Texas Instruments to sell sensors unit for $3 billion

Company wants to focus on business of making chips for mobile telephones

January 10, 2006|By BLOOMBERG NEWS

DALLAS -- Texas Instruments Inc., seeking to focus on mobile-phone chips, reached a $3 billion agreement with Bain Capital LLC yesterday to sell a unit that makes sensors used in cars, air conditioners and industrial equipment.

The sale frees Texas Instruments of a business that is growing at half the rate of the rest of the company, Robert W. Baird analyst Tristan Gerra said. Chief Executive Officer Richard K. Templeton is emphasizing processors for handsets that play videos and surf the Web.

"Wireless is the hottest segment for them, and everyone's zeroing in on the semiconductor group," said Daniel Morgan, who helps manage $5.45 billion, including Texas Instruments shares, at Synovus Investment Advisors in St. Petersburg, Fla. "They're looking for the areas with the most growth."

Texas Instruments, the world's largest maker of chips that run mobile phones, is getting rid of a unit that trails competitors General Electric Co. and Honeywell International Inc. With $1.1 billion in 2004 sales, the sensors business is dwarfed by Texas Instruments' $10.9 billion semiconductor unit.

"Going into the future, semiconductors will continue to have higher revenue growth rates and higher profitability," Texas Instruments Chief Financial Officer Kevin March said.

Texas Instruments shares declined 36 cents to close at $34.18 on the New York Stock Exchange. They gained 30 percent last year. The Wall Street Journal has said analysts estimate the unit is worth about $2.5 billion.

The purchase by Bain, a Boston-based buyout firm, follows $21 billion of technology-related acquisitions by private-equity companies last year.
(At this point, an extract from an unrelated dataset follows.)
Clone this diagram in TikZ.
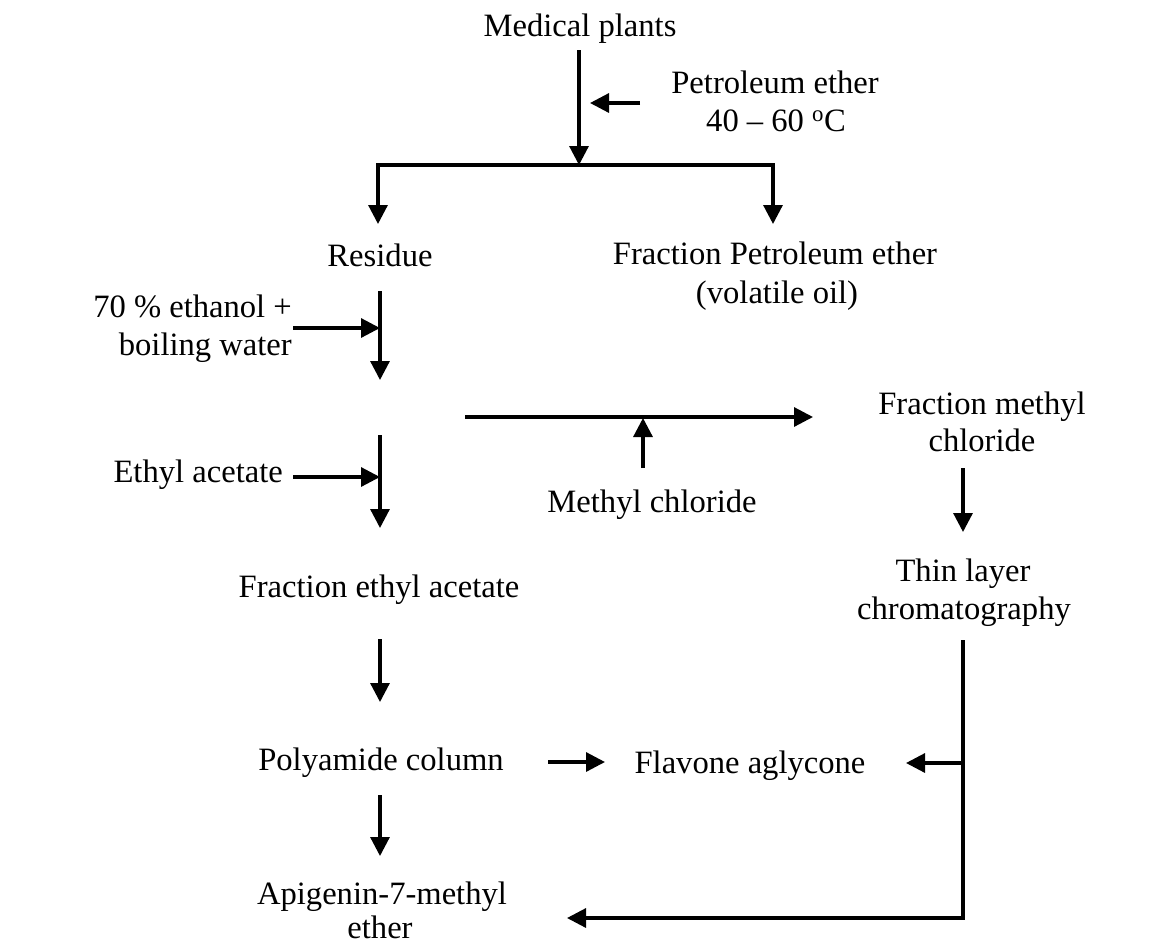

That compares with $5.7 billion in 2004 and $185 million in 2001. The transactions made up 8 percent of the record $256 billion in buyouts last year.

The sale of the sensors and controls unit, which has 5,400 employees, doesn't include radio frequency identification tags used by retailers. That business had $110 million in 2005 sales.

Sales from sensors were up about 2 percent last year, compared with 4 percent sales growth for the rest of the company, according to Baird analyst Gerra, who is in Milwaukee, rates the shares "outperform" and said he doesn't own them. He spoke before the announcement.

Bain said long-standing customer relationships and a high percentage of international sales will help the unit's growth continue.

"There are some big players, but Texas Instruments' sensors and controls business has carved out some strong competitive positions," said Steve Zide, a managing director at Bain.

The sale leaves Templeton free to concentrate on handsets. New phones require more than double the chips older models use. The wireless business accounts for about a third of annual sales, and the company also makes chips used in industrial equipment and other consumer electronics.

Demand for wireless-related products is soaring as customers such as Nokia Corp. and Motorola Inc., the world's two biggest handset makers, create both more-complicated phones and simpler models for emerging markets such as India and China.

Gartner Inc. raised its forecast for global handset sales three times last year, and said Nov. 22 that phone makers would ship 810 million units, up from 674 million in 2004. The market will grow 10 percent to 15 percent more in 2006, the Stamford, Conn.-based researcher said.